Greenwing · 01/09/2010 10:00

Being there on the first day of school is no big deal but how you feel about it is a very, very big deal. This event (which most posters agree is nothing to get worked up about) could become a thorn in the side of your relationship. You seem sensitive about it because your DS is from a previous relationship and you are protective of him. You sound jealous that your DP would come to DD's first day. That is the issue you need to address together and which you need to deal with for all your sakes.

We did photos in school uniform with lunch box and book bag in hand on the front door step. DH a teacher so no chance of him being there. We bought ours a present to unwrap at the end of the day - a plastic lion for one and a spiderman dressing up suit for another!
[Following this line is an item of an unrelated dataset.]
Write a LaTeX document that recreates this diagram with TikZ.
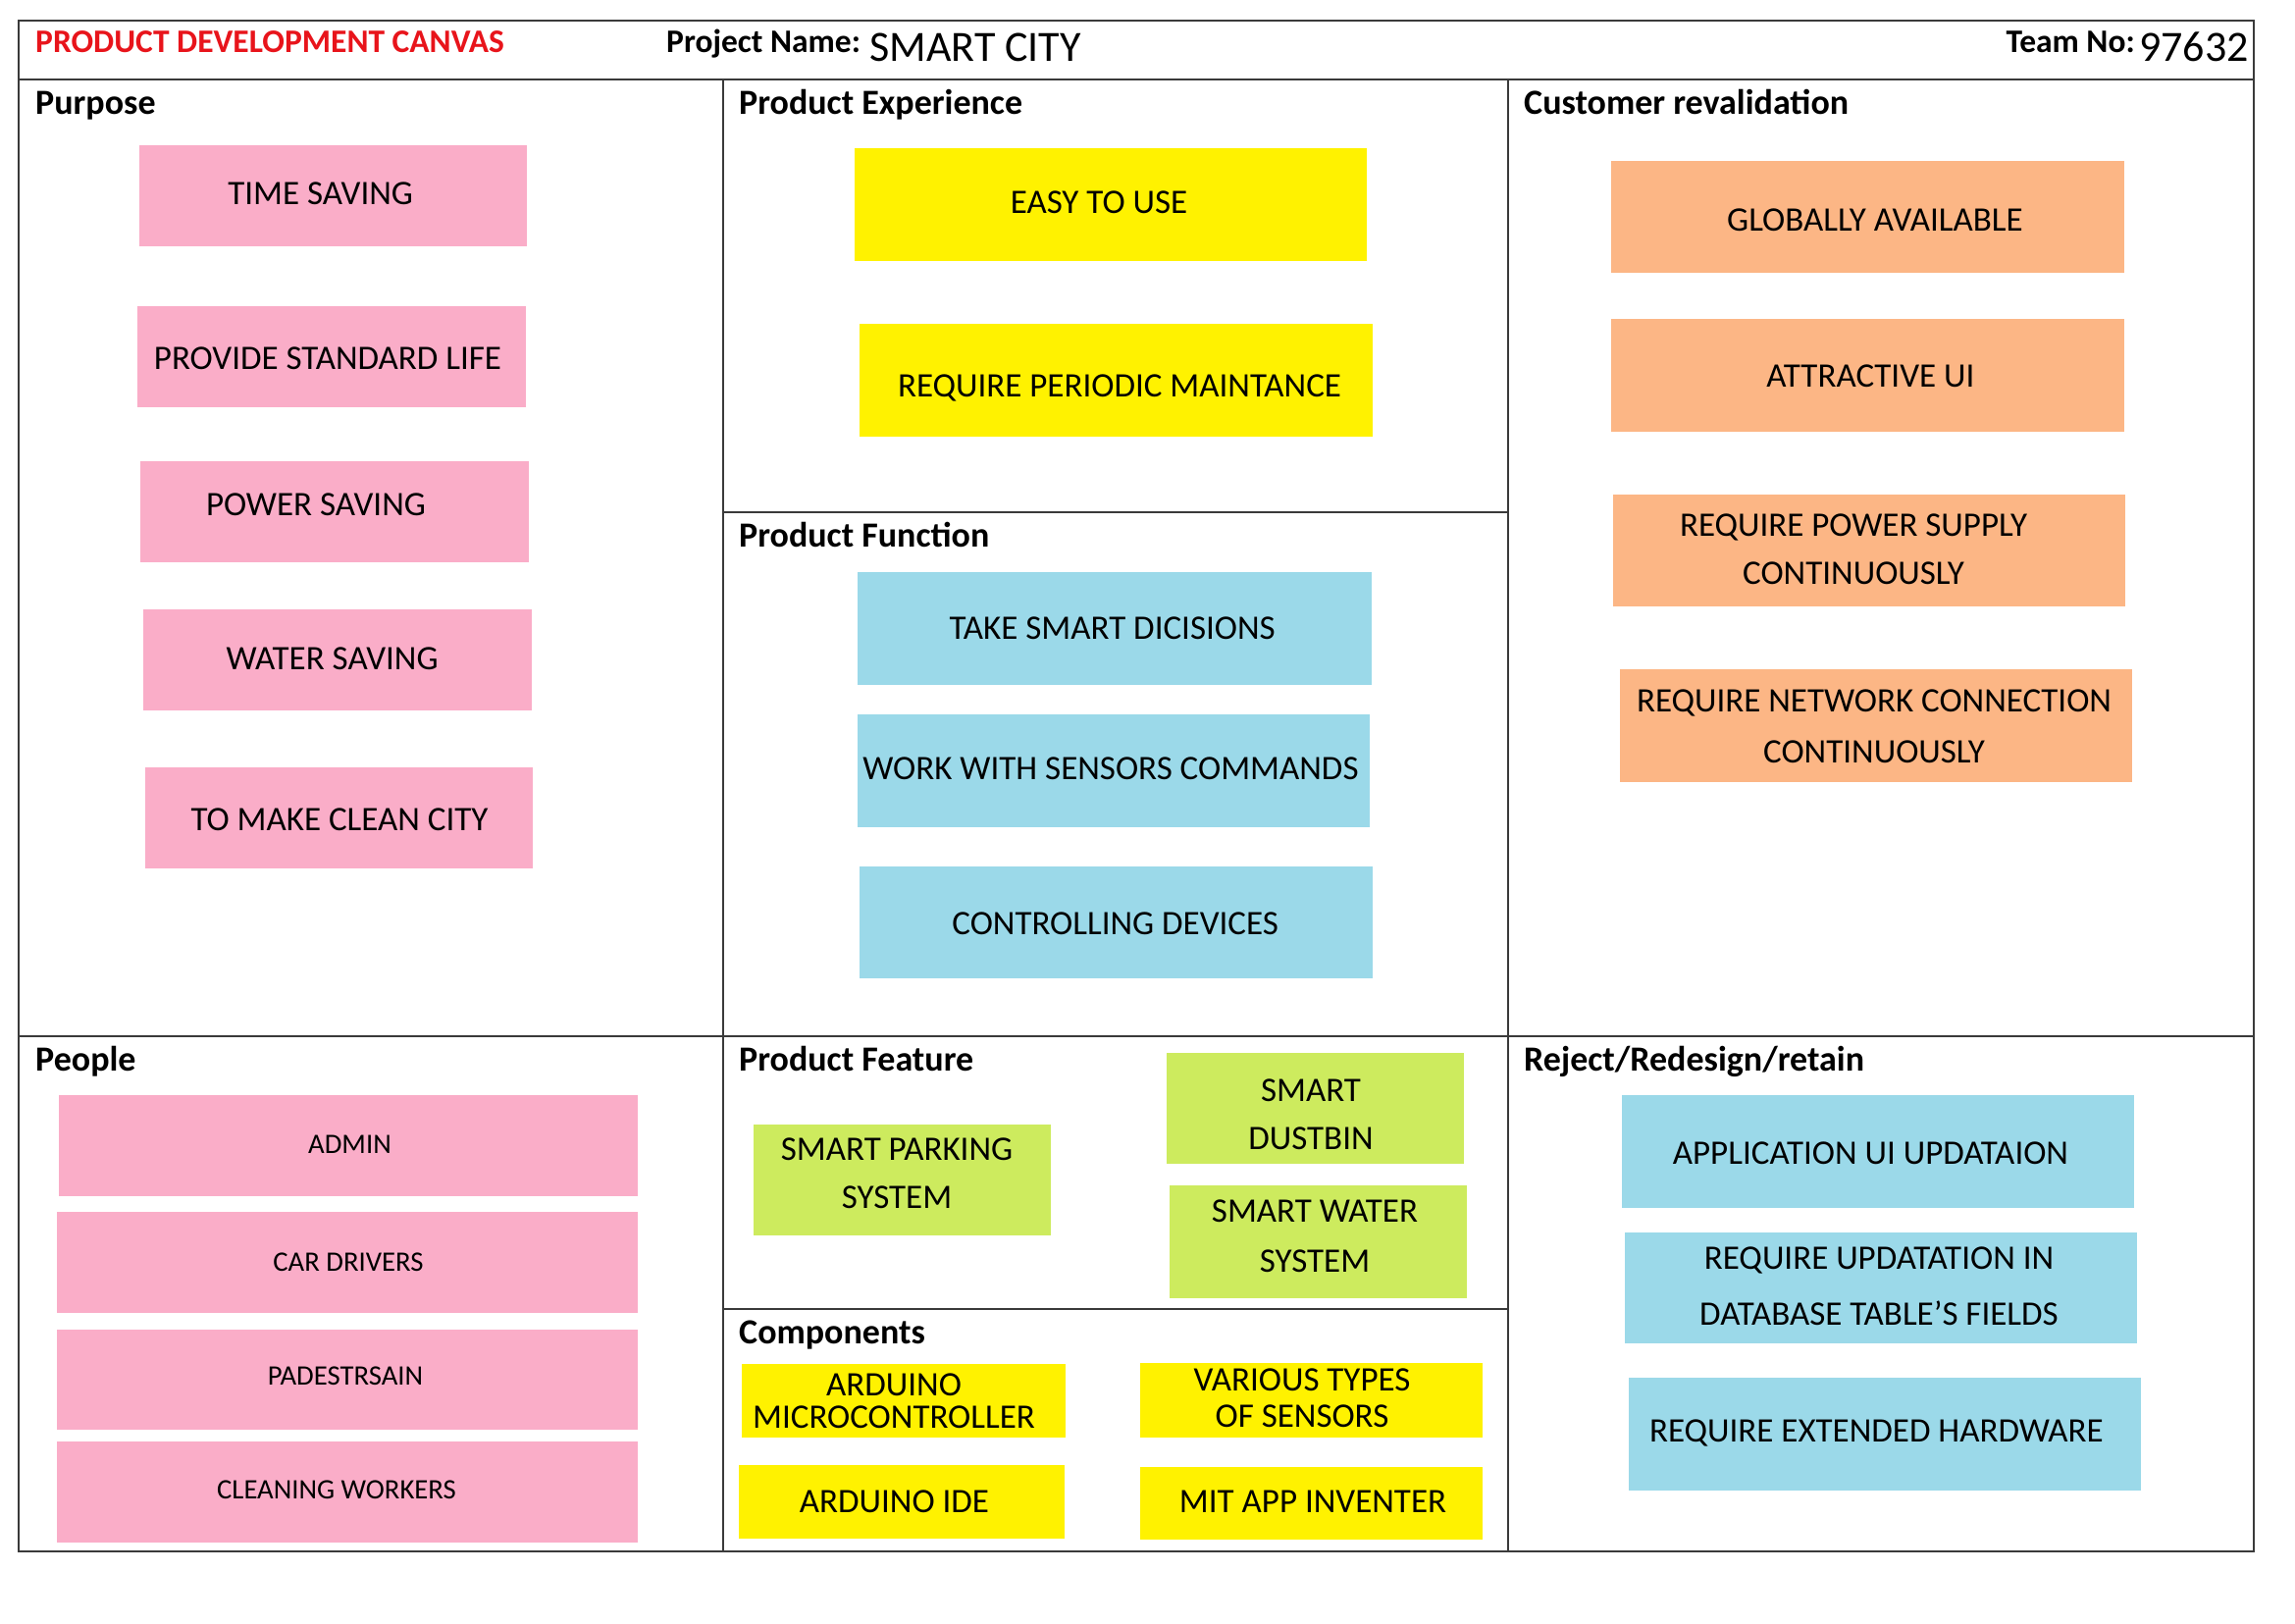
\documentclass[tikz,border=0pt]{standalone}
\usepackage{fontspec}
\setmainfont{Carlito}
\usetikzlibrary{fit}
\definecolor{pinkc}{HTML}{FAADC8}
\definecolor{yelc}{HTML}{FFF200}
\definecolor{cyanc}{HTML}{9BD9E9}
\definecolor{orgc}{HTML}{FCB685}
\definecolor{grnc}{HTML}{CDEB5E}
\definecolor{linec}{HTML}{3A3A3A}
\definecolor{redc}{HTML}{E8141B}
\tikzset{
  cardbox/.style={draw=none, inner sep=0pt, outer sep=0pt, rectangle},
  cardtext/.style={inner sep=0pt, align=center, font=\fontsize{35}{41}\selectfont},
  peopletext/.style={font=\fontsize{28.7}{34}\selectfont},
  head/.style={anchor=base west, inner sep=0pt, font=\fontsize{36}{42}\selectfont\bfseries},
  gridline/.style={draw=linec, line width=2pt},
}
\newcommand\card[7][]{%
  \node[cardbox, fill=#5, fit={(#3) (#4)}] (#2) {};
  \node[cardtext,#1] (#2t) at (#6) {#7};}
\begin{document}
\begin{tikzpicture}[x=1pt,y=-1pt]
\useasboundingbox[fill=white] (0,0) rectangle (2339,1654);
% grid
\draw[gridline] (19.4,21) rectangle (2297,1581);
\draw[gridline] (19.4,81) -- (2297,81);
\draw[gridline] (737,81) -- (737,1581);
\draw[gridline] (1536.5,81) -- (1536.5,1581);
\draw[gridline] (19.4,1056) -- (2297,1056);
\draw[gridline] (737,522) -- (1536.5,522);
\draw[gridline] (737,1334) -- (1536.5,1334);
% header
\node[head, font=\fontsize{33.5}{40}\selectfont\bfseries, text=redc] (title) at (36,54) {PRODUCT DEVELOPMENT CANVAS};
\node[head, font=\fontsize{33.5}{40}\selectfont\bfseries] (pn) at (679,54) {Project Name:};
\node[anchor=base west, inner sep=0pt, font=\fontsize{44}{50}\selectfont] (pname) at (886,63) {SMART CITY};
\node[anchor=base east, inner sep=0pt, font=\fontsize{33.5}{40}\selectfont\bfseries] (tn) at (2176,54) {Team No:};
\node[anchor=base east, inner sep=0pt, font=\fontsize{44}{50}\selectfont] (tnum) at (2292,63) {97632};
% section headings
\node[head] (hpur) at (36,116) {Purpose};
\node[head] (hexp) at (753,116) {Product Experience};
\node[head] (hcus) at (1553,116) {Customer revalidation};
\node[head] (hfun) at (753,557) {Product Function};
\node[head] (hpeo) at (36,1091) {People};
\node[head] (hfea) at (753,1091) {Product Feature};
\node[head] (hrej) at (1553,1091) {Reject/Redesign/retain};
\node[head] (hcom) at (753,1369) {Components};
% purpose
\card{pu1}{141.7,147.7}{537,250.6}{pinkc}{326.7,196.9}{TIME SAVING}
\card{pu2}{140,311.8}{535.5,414.7}{pinkc}{334,365.5}{PROVIDE STANDARD LIFE}
\card{pu3}{143,470}{538.5,572.8}{pinkc}{322,514.6}{POWER SAVING}
\card{pu4}{146,620.5}{541.5,723.5}{pinkc}{338.6,671.3}{WATER SAVING}
\card{pu5}{147.7,781.6}{543,884.6}{pinkc}{346,835.4}{TO MAKE CLEAN CITY}
% product experience
\card{ex1}{871,150.7}{1393,265.5}{yelc}{1120,205.9}{EASY TO USE}
\card{ex2}{875.6,329.7}{1399,444.5}{yelc}{1141,395.3}{REQUIRE PERIODIC MAINTANCE}
% product function
\card{fu1}{874,583}{1397.7,698}{cyanc}{1133.7,640}{TAKE SMART DICISIONS}
\card{fu2}{874,728}{1396,843}{cyanc}{1132,783}{WORK WITH SENSORS COMMANDS}
\card{fu3}{875.6,883}{1399,996.5}{cyanc}{1136.7,941.3}{CONTROLLING DEVICES}
% customer revalidation
\card{cu1}{1642.4,164}{2164.5,277.5}{orgc}{1910.9,223.8}{GLOBALLY AVAILABLE}
\card{cu2}{1642.4,325}{2164.5,440}{orgc}{1906.4,383.4}{ATTRACTIVE UI}
\card[font=\fontsize{35}{49}\selectfont]{cu3}{1643.8,504}{2166,617.6}{orgc}{1889,560}{REQUIRE POWER SUPPLY\\CONTINUOUSLY}
\card[font=\fontsize{35}{52}\selectfont]{cu4}{1651.3,681.7}{2173.4,796.6}{orgc}{1910,740.6}{REQUIRE NETWORK CONNECTION\\CONTINUOUSLY}
% people
\card[peopletext]{pe1}{59.7,1115.8}{650.4,1218.7}{pinkc}{356.5,1166.5}{ADMIN}
\card[peopletext]{pe2}{58.2,1235}{650.4,1338}{pinkc}{355,1285.8}{CAR DRIVERS}
\card[peopletext]{pe3}{58.2,1354.5}{650.4,1457.4}{pinkc}{352,1402.2}{PADESTRSAIN}
\card[peopletext]{pe4}{58.2,1469.3}{650.4,1572.3}{pinkc}{343,1518.5}{CLEANING WORKERS}
% product feature
\card[font=\fontsize{35}{49}\selectfont]{fe1}{768.2,1145.6}{1071,1259}{grnc}{914,1195.5}{SMART PARKING\\SYSTEM}
\card[font=\fontsize{35}{49}\selectfont]{fe2}{1189,1072.5}{1491.7,1186}{grnc}{1336,1136}{SMART\\DUSTBIN}
\card[font=\fontsize{35}{51}\selectfont]{fe3}{1192,1208.3}{1494.7,1323}{grnc}{1340,1260}{SMART WATER\\SYSTEM}
% components
\card[font=\fontsize{35}{33}\selectfont]{co1}{756.3,1390.3}{1086,1465}{yelc}{911,1427.5}{ARDUINO\\MICROCONTROLLER}
\card[font=\fontsize{35}{37}\selectfont]{co2}{1162,1388.8}{1511,1465}{yelc}{1327,1425}{VARIOUS TYPES\\OF SENSORS}
\card{co3}{753.3,1493}{1084.5,1567.8}{yelc}{911.4,1530.5}{ARDUINO IDE}
\card{co4}{1162,1494.7}{1511,1569.3}{yelc}{1338,1530.5}{MIT APP INVENTER}
% reject / redesign / retain
\card{re1}{1652.8,1115.8}{2175,1230.7}{cyanc}{1906.4,1175.5}{APPLICATION UI UPDATAION}
\card[font=\fontsize{35}{57}\selectfont]{re2}{1655.8,1256}{2177.8,1369.4}{cyanc}{1915,1311}{REQUIRE UPDATATION IN\\DATABASE TABLE’S FIELDS}
\card{re3}{1660.3,1403.7}{2182.3,1518.6}{cyanc}{1912.4,1460.4}{REQUIRE EXTENDED HARDWARE}
\end{tikzpicture}
\end{document}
Hope DS has a wonderful day. Good luck

weegiemum · 01/09/2010 10:02

I haven't read the whole thread, but on my children's first day at school they got on the bus that came for them.

They got on fine, I picked them up at lunchtime.

Needing 2 parents there is way OTT. Mine just got on, like all the other kids who need bus transport, and were totally fine!

Shaz10 · 01/09/2010 10:06

You should read the whole thread really. It's not about that any more.

Morloth · 01/09/2010 10:12

He can't help that he loves his DD more but he can ensure that DS and DD never know that by treating them equally. (He won't be doing DD any favours by treating her "better", sounds like a great way to crete seething resentment etc)

So if he is intending to be at DD's first day then I would go ahead and insist that he is there for DS's and put a brave face on it for your DS's sake.

Much bigger issues of course, I think you guys really need to talk this out.

weegiemum · 01/09/2010 10:21

Ok have now read the whole thread.

Can't remember who it was, but some one said :

"It is completely normal to be very emotional about your child starting school for the first time, and to feel a bit hysterical and upset and even scared. Tearfulness is also par for the course. I think you are full of emotion, end of an era and all that, don't know what to do with all your anxiety"

Really?????

I didn't feel like this. It never occured to me that I should! I also know no-one who has felt like this!!! All my children go to a school with predominantly bus transport. We are advised on the first day to put our children on the bus as will happen every other day. This was done with ceremony and a lot of waving off, but all my children arrived at school on the first day on their on and had a great time!!

I wasn't tearful, anxious, full of emotion, hysterical, upset, scared. This is NOT normal!

Other people have talked about 'tea and tissue' sessions in the school following drop off. WTF? Drop your dc off, go home or go to work! It's just starting school!!

I have 3 dc now in p6, 4 and 3 and they have all handled starting school as no big deal. It is only as big a deal as you make it!

rubyrubyruby · 01/09/2010 10:25

This reply has been deleted

Message withdrawn at poster's request.

weegiemum · 01/09/2010 10:26

Seriously - normal to be hysterical when your child starts school?

I admit I was a little emotional about them moving on to the "next stage" in life, but hysterical? Give me strength!!!

rubyrubyruby · 01/09/2010 10:32

This reply has been deleted

Message withdrawn at poster's request.

2rebecca · 01/09/2010 10:33

We weren't at all hysterical. We both worked part time though. Maybe the SAHMs get hysterical more as it's a major life event for them as much as their kids.
If kids have been to nursery/preschool though I'm surprised so many mums find school so different.